Every line below that includes "matplotlib" counts toward the total. Report that total alone.

-------- Material provided

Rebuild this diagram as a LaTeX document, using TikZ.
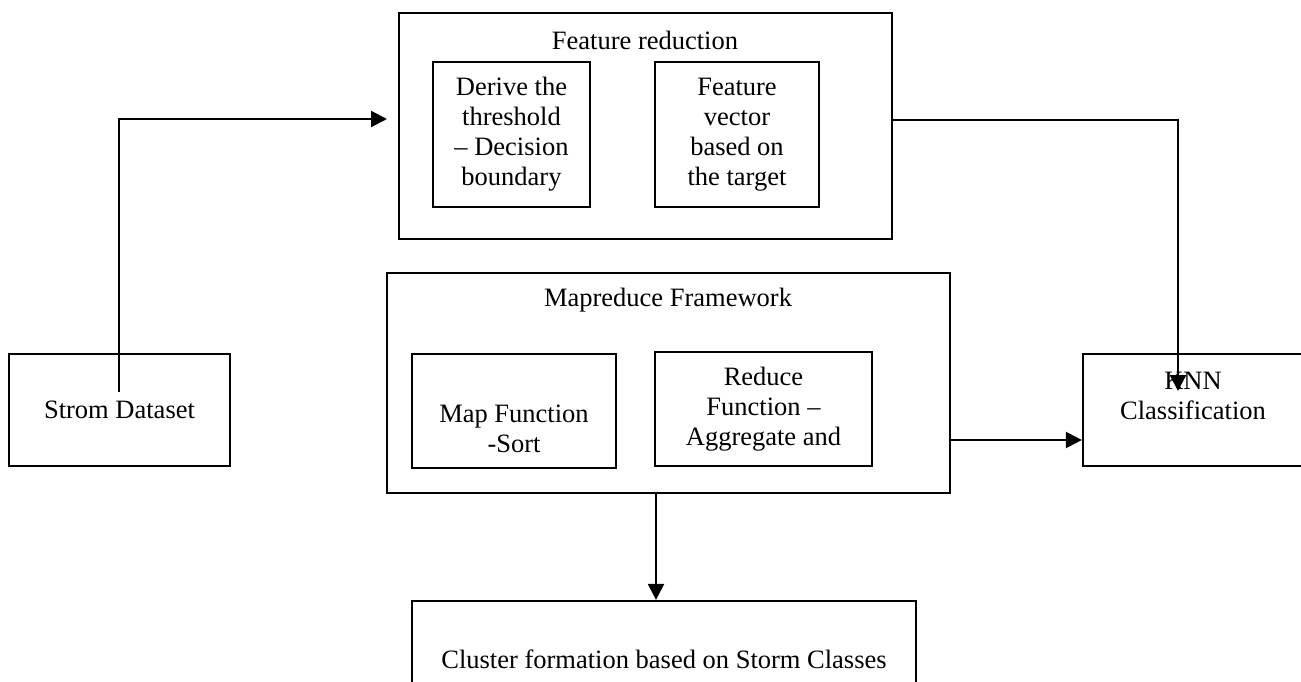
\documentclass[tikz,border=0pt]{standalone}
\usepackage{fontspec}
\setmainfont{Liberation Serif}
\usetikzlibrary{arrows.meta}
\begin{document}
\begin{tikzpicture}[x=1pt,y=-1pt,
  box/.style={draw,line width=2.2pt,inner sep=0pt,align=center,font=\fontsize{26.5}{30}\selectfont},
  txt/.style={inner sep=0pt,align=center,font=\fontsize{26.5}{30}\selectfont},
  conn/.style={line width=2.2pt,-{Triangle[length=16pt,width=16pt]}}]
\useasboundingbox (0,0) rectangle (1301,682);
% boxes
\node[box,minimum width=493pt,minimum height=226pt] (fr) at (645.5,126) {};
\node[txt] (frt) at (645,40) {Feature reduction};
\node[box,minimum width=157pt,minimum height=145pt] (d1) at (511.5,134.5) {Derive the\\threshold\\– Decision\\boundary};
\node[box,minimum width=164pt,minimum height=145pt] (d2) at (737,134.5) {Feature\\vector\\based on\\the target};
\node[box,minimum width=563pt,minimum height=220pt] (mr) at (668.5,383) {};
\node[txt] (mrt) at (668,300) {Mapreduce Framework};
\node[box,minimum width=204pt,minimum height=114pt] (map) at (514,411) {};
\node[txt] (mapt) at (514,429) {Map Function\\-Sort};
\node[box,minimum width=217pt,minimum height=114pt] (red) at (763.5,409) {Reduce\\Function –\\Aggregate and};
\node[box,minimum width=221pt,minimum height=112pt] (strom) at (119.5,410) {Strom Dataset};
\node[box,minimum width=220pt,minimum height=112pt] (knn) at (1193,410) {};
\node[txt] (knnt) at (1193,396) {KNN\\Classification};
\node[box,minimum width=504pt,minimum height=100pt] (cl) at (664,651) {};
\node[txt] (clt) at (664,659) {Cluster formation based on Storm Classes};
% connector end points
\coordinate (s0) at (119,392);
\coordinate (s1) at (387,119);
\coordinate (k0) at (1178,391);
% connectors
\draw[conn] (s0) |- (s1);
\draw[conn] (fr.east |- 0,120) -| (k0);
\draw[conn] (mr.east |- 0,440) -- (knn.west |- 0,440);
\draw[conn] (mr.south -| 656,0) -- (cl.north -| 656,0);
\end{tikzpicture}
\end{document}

----------------
-------- Material provided

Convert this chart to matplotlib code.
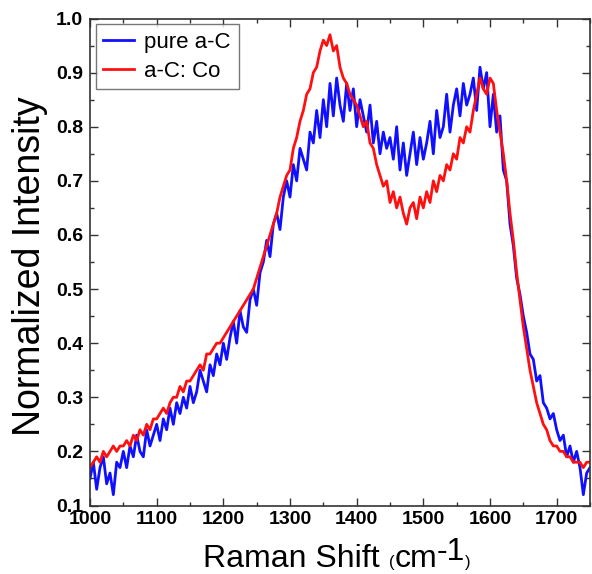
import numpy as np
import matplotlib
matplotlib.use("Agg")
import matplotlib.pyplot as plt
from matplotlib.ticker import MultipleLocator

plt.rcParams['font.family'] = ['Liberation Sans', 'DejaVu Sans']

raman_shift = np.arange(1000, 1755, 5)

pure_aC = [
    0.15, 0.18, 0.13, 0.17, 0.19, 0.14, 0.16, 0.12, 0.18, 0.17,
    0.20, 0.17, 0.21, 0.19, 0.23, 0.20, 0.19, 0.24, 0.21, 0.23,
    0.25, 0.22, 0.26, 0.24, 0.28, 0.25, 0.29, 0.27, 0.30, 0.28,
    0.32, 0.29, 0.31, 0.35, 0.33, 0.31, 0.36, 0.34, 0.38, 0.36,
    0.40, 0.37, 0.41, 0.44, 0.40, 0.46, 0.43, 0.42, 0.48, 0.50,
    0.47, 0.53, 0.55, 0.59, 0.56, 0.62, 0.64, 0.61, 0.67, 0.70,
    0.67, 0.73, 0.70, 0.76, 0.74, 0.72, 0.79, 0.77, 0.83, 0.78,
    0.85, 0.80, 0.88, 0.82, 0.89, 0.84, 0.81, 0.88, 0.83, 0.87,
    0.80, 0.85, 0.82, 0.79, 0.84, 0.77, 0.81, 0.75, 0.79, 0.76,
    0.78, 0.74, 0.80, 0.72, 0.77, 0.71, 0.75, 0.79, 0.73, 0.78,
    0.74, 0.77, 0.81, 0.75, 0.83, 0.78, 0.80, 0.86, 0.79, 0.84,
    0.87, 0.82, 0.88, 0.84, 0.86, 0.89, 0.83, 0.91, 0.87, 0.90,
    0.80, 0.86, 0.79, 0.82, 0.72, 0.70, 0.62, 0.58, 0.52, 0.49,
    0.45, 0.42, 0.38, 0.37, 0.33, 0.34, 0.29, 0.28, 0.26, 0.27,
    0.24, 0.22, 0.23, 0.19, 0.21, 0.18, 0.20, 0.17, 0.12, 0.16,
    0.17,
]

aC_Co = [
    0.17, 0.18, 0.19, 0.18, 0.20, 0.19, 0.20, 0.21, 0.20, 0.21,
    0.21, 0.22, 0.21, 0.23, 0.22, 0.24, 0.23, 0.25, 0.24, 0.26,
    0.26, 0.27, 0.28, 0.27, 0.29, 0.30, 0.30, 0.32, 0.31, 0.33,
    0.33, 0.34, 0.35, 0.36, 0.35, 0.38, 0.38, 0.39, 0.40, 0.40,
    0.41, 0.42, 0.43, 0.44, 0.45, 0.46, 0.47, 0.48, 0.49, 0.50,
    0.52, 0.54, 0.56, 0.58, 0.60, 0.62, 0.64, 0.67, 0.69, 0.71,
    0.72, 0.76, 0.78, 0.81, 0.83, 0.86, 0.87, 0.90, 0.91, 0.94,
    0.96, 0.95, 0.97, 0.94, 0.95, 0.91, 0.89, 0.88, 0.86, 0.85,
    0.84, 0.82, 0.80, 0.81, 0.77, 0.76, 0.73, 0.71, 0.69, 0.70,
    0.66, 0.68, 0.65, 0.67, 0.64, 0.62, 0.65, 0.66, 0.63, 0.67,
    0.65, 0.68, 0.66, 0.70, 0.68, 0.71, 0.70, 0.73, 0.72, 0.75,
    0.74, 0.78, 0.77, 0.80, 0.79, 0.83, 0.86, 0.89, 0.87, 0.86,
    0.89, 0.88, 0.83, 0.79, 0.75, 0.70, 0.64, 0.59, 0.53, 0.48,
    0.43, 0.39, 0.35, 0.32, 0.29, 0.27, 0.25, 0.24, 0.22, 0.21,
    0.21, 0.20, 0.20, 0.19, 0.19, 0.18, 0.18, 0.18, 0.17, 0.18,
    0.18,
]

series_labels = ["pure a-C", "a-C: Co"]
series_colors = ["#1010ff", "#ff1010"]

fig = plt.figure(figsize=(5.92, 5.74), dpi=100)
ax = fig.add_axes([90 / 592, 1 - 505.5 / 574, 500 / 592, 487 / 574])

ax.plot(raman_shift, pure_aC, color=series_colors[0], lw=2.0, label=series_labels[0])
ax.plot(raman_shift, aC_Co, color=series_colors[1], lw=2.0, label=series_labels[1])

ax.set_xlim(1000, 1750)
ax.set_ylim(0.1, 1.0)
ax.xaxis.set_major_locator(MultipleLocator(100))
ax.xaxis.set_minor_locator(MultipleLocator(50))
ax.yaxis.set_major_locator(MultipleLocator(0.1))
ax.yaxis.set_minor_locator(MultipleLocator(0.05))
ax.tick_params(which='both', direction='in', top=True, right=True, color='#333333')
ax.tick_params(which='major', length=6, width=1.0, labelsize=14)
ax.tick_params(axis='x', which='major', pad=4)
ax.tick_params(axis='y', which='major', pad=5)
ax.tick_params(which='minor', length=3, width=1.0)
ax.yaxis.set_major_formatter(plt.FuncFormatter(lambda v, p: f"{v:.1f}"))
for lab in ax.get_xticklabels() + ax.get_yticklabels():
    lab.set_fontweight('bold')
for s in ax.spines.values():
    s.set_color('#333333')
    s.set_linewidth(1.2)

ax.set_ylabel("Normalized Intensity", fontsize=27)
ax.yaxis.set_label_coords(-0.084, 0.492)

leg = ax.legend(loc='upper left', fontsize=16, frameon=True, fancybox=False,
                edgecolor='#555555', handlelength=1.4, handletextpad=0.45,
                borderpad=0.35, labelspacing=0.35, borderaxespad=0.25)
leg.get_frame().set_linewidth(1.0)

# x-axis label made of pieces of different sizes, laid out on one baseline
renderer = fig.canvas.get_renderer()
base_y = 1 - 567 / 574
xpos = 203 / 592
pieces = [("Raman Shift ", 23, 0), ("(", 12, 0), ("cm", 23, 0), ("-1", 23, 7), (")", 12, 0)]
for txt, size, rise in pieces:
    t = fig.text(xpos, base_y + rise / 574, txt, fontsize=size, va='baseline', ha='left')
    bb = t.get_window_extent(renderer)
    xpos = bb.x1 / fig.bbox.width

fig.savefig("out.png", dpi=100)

----------------

» Solution for this task: 5